Mom starts with a gallon jug and fills it with warm water. Drop in the yeast and let it ferment until it’s foamy. Oh say, about 10 minutes. Meanwhile we put the other 5 gallons of warmed water into one of our big crocks. Pour in the 5 gallons of sugar. And stir, stir, stir until all that sugar is liquid. Add the root beer extract and molasses and stir again. Last, gently pour in the yeast mixture and mix it in real good. We’ve lined up all the bottles on the table and grabbed the funnels to fill them with. Once the whole concoction is happily labeled into the jars, it’s time to cap them. “Leave enough room at the top for the brew to breathe,” mom says. Not sure what that means, but ok. A bottle capper that does the job lickity-split. Once all the bottles are capped and rinsed from any sticky that happens to spill down the sides, they’re packed in wood boxes and stored in a cool, dark place.

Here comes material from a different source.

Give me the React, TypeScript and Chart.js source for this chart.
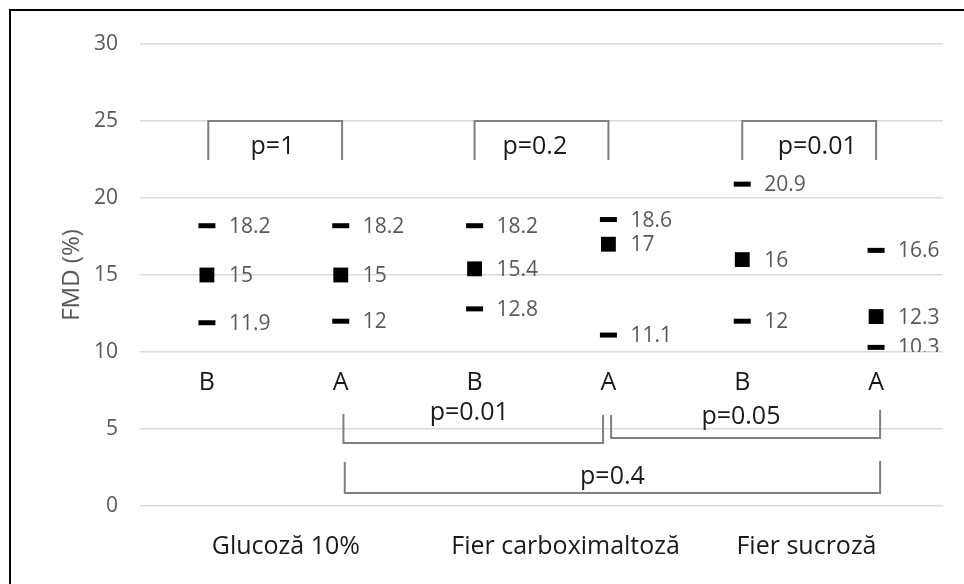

The cellar is the logical place for them, but since the boys have their bedroom fixed up out there, mom thought they might try to sneak some. So instead she and dad packed them away underneath their bed so none of us kids would open ‘em before it’s time. Mom says it takes 3-5 days before they will be ready. Oh my gosh! That’s forever. Ugh.
Now we wait.
I ask mom to check them every day. “Not yet,” she says, “it’s still brewing.” It’s so hard to wait. “Probably tomorrow,” she said on day 3. Alrighty then. I go to bed dreaming of frothy, ice-cold root beer. Sometime in the night I wake up to some kind of crazy commotion. I hear a bang and a pop and dad cussing and yelling something about “Where the hell is my rifle”. I run to their bedroom, my sister, Laurie, close behind, and see dad, butt ass naked, looking out the window trying to see where the gunshots are coming from. Took a few more minutes of “gunshots” and the smell of root beer wafting up from under the bed before they figured out the pop was blowing up. Mom and dad both get down and look at the disaster brewing under the bed. They grab the boxes and run them outside. The boys are startled awake and come out of the cellar. Dad barks at them to get into the house and help with the mess.
Dad lifts the mattress and box spring up and sets it against the wall. We do our best to clean up the syrup-yeast mixture with towels, but it’s well soaked into the carpet. Mom gets some warm water to pour onto the carpet and we start the whole sopping up process again. All the towels go into the washer and we all sink back into bed for a few more hours of sleep. The next morning we went out to check the root beer. About a third of the bottles didn’t explode. All that work and waiting went to waste. We promptly put the unexploded bottles in the fridge to enjoy once they were ice-cold.
Don’t know what went wrong. Maybe too much yeast or the bottles didn’t get clean enough. Could have been our well water that tastes like sulfur. Who knows. We never tried making our own root beer again. One long-lasting benefit was that mom and dad’s bedroom smelled like root beer for a good long time. Especially when the weather was warm.